Colossians 3:12-14 (NIV) sets a great foundation for an ethical code: 

12 Therefore, as God’s chosen people, holy and dearly loved, clothe yourselves with compassion, kindness, humility, gentleness and patience. 13 Bear with each other and forgive one another if any of you has a grievance against someone. Forgive as the Lord forgave you. 14 And over all these virtues put on love, which binds them all together in perfect unity.

What is your code of ethics? 

A code of ethics is there to help you stay morally consistent. It helps you to distinguish right from wrong, to know what situations require action, which require patience, and which call for you to walk away. For a professional mentor/supervisor, this code also helps to establish boundaries, safety tools and wisdom. Many areas in mentoring/supervising can be complex, and it’s important to know your stand on these issues before facing them. For example; where do you stand on dual relationships with clients? How close can you be with a mentee? Where are your boundaries? 
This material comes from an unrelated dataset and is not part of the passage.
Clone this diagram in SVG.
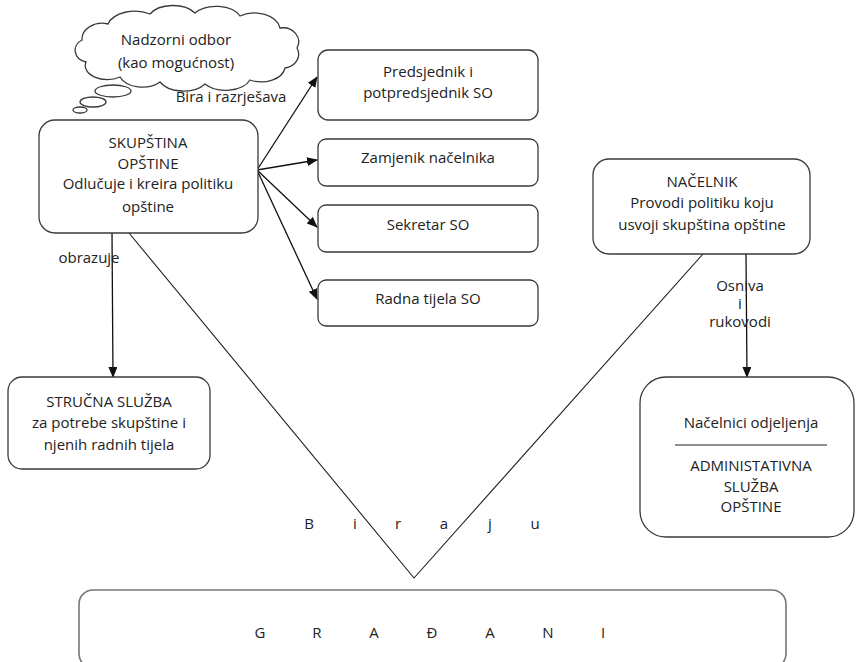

Lacking an ethical code means that you are in danger of breaching ethical boundaries and harming yourself, your clients and those around you. Take time for some deep reflection and decision making—what is my ethical code?


Consider what you value. What behaviours are exhibited by these values? Don’t just copy another person or organisation as King Darius did in Daniel 6; jealous administrators plotted to entrap Daniel and created a law banning worship of anything other than the king. King Darius agreed to this without considering the ramifications. He was ‘deeply grieved’ when he realised that his behaviour, inconsistent with his values, meant Daniel would be executed.
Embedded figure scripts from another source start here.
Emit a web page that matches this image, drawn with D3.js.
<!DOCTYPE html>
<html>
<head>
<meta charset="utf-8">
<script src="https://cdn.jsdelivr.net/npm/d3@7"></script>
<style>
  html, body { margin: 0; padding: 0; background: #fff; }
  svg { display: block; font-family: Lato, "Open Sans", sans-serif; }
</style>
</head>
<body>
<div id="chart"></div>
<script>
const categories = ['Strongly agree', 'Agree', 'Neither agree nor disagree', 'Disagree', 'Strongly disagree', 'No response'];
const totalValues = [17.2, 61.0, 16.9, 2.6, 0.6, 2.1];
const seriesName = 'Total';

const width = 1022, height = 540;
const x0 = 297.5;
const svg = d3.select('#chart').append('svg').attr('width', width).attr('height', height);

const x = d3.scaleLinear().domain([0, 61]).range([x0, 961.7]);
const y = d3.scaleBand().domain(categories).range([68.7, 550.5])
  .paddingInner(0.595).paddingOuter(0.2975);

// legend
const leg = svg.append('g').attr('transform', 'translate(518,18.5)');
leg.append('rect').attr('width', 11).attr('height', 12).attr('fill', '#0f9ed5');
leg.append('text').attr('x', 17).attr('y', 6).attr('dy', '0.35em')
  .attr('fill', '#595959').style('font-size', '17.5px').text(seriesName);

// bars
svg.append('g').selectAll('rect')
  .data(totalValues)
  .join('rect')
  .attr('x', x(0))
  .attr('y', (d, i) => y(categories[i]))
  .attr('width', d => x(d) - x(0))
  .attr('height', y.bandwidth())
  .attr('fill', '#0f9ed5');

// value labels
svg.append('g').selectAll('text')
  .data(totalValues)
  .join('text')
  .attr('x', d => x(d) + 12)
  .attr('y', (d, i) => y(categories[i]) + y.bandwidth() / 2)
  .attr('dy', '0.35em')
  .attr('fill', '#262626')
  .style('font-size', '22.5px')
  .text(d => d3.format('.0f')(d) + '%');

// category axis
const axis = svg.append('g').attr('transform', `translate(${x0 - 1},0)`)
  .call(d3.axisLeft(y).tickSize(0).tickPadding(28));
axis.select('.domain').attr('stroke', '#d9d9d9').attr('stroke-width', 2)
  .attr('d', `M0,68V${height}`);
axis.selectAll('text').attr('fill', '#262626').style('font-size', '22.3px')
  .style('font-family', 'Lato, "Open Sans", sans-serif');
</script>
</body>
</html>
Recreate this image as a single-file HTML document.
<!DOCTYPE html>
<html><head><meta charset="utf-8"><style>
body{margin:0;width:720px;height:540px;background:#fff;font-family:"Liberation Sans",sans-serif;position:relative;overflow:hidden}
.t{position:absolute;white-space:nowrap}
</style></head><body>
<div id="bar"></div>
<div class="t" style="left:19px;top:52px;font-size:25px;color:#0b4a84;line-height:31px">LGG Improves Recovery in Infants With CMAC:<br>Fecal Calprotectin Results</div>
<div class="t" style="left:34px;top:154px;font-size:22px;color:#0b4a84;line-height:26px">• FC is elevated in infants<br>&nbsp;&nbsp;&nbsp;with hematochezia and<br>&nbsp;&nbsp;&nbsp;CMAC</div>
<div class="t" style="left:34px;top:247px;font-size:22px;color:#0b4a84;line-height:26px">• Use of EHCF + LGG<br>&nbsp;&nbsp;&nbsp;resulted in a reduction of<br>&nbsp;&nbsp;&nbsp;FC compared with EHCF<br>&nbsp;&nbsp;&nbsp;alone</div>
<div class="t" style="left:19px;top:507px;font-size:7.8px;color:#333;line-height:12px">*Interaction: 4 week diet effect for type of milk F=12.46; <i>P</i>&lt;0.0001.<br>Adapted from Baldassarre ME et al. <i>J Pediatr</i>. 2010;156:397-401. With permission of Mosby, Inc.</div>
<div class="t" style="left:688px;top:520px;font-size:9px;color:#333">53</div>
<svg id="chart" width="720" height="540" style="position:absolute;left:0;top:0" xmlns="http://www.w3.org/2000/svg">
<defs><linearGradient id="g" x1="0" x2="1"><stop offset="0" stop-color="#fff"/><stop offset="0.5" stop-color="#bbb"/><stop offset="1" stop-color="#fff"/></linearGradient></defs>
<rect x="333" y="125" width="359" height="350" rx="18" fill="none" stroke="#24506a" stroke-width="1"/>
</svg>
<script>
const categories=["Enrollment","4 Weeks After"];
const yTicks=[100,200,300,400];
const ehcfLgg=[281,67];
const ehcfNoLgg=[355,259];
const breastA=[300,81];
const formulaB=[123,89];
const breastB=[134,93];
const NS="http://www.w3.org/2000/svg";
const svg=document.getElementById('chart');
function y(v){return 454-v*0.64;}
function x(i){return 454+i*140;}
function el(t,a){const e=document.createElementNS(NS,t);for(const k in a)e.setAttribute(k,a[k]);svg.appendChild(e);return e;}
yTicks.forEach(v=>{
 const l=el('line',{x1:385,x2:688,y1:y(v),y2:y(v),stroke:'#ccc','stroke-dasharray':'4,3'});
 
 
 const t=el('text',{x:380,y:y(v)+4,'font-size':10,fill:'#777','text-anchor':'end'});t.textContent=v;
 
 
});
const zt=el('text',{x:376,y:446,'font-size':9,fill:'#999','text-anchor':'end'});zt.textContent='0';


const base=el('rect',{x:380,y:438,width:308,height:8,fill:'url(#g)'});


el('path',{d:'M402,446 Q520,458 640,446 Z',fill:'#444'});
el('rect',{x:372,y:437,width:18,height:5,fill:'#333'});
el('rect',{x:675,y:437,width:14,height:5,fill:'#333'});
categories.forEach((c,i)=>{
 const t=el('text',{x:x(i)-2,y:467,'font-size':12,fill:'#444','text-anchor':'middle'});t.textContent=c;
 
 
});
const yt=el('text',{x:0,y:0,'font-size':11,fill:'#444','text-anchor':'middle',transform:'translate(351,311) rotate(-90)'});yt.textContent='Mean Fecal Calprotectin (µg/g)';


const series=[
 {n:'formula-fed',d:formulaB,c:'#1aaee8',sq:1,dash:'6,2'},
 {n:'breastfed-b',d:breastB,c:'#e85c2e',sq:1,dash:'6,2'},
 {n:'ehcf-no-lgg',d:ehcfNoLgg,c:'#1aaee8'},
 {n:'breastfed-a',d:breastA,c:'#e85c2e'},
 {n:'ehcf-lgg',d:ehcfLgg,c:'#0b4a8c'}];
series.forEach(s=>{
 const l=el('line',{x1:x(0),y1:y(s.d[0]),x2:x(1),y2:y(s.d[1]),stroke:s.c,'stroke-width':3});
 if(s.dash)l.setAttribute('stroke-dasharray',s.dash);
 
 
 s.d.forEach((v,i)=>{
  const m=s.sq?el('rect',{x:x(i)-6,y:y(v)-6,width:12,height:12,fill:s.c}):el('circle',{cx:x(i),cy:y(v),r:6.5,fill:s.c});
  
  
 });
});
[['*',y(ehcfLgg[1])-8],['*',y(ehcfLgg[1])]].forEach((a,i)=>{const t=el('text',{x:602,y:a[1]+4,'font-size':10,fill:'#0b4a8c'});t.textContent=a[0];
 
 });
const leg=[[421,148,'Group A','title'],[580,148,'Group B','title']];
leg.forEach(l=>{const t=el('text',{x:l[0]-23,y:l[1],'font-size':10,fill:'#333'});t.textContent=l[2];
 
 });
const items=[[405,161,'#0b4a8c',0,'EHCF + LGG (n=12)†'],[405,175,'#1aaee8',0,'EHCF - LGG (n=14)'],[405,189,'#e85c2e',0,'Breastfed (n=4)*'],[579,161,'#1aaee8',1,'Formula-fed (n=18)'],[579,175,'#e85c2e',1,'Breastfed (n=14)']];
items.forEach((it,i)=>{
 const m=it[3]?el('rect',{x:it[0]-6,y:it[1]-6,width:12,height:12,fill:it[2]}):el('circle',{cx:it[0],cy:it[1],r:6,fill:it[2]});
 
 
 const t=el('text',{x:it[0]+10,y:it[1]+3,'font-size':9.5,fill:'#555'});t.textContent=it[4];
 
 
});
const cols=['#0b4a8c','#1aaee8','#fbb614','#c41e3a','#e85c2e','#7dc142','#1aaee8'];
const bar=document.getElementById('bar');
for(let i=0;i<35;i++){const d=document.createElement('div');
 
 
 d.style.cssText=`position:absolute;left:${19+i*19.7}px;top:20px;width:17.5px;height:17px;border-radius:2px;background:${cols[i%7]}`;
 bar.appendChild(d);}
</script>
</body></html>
Make sure to consider your values, the associated behaviours and the ramifications of those behaviours. 

What are the codes of ethics at play around you? 
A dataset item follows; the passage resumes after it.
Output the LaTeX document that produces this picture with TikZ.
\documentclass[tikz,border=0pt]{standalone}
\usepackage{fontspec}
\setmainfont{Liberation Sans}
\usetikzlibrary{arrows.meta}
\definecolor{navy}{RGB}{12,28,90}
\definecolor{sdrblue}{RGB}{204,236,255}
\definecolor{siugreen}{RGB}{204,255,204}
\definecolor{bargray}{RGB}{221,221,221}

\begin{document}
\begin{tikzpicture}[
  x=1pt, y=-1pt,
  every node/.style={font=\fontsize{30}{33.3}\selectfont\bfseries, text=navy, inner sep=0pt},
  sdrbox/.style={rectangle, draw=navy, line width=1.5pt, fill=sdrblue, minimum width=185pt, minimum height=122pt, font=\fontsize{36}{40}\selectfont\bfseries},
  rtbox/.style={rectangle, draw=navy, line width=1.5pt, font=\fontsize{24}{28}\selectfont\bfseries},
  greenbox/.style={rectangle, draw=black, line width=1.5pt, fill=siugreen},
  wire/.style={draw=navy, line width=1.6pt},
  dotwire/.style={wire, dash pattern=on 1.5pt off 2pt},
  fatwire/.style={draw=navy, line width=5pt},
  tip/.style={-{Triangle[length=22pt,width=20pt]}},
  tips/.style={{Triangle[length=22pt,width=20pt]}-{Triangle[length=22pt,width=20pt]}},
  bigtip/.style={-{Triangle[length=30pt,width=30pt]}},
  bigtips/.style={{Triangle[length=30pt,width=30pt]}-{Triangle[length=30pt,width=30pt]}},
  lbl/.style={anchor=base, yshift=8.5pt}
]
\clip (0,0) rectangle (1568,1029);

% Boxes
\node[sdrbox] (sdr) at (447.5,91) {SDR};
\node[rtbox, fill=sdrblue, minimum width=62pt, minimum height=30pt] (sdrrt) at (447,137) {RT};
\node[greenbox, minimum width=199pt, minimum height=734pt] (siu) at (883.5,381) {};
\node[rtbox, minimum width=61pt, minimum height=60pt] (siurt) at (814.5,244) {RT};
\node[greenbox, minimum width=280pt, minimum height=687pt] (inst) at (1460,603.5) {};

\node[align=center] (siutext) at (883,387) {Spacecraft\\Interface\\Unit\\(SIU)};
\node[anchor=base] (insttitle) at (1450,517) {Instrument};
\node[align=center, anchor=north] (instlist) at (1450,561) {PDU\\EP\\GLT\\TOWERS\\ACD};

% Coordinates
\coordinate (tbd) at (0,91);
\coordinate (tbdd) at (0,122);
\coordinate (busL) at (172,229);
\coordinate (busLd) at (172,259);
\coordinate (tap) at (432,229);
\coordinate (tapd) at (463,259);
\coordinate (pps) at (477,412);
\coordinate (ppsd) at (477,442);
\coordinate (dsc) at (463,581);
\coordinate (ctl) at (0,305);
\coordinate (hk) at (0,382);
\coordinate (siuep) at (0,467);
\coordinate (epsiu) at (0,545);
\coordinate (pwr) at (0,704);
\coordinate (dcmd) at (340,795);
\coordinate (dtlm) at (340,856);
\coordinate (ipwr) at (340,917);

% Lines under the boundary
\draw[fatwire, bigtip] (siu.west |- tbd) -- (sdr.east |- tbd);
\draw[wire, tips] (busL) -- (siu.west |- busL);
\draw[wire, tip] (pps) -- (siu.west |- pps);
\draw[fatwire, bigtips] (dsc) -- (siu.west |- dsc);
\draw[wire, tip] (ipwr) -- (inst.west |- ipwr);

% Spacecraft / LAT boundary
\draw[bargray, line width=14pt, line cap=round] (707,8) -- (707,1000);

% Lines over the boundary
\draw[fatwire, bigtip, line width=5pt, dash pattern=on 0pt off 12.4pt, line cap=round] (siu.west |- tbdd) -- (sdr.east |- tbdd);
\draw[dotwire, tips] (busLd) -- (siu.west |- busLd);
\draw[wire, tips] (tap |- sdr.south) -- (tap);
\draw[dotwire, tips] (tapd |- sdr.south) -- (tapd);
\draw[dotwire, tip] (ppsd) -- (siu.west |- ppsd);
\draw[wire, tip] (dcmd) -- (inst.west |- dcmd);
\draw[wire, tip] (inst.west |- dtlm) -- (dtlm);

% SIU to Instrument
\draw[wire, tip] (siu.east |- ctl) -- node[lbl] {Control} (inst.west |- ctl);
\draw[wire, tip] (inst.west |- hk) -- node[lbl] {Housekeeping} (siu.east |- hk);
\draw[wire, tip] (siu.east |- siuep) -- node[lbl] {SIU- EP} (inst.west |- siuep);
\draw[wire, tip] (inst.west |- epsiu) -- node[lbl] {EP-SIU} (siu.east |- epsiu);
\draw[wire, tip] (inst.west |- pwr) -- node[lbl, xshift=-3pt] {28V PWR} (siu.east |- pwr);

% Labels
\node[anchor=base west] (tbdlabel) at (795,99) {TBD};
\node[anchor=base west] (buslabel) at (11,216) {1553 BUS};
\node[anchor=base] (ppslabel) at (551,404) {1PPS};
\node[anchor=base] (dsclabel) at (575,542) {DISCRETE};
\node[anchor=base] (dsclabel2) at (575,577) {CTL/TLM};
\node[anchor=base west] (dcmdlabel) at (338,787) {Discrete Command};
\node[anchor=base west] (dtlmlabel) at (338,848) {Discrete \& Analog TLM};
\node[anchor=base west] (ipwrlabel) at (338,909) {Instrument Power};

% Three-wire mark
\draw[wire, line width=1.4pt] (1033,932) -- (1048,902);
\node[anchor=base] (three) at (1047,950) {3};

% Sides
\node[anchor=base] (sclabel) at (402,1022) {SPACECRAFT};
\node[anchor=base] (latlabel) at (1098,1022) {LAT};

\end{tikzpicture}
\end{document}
There are codes of ethics all around us. Likely, our mentees/supervisees have a code of their own. Organisations you may work for, churches and corporations, will also have a formal code. Usually, this involves prohibited and cautionary behaviour. For everyone involved, it is important to understand each other’s ethics, and acknowledge differences in your codes. There may be situations where the difference between ethical codes may require you to walk. For example, if you are brought in as a professional supervisor for a company that requires their workers to work overtime, to push through burnout and to develop unhealthy practices, you, ethically, may not feel that you should support this behaviour, and therefore, decide to turn down the offer. The goal is to have safety for all. 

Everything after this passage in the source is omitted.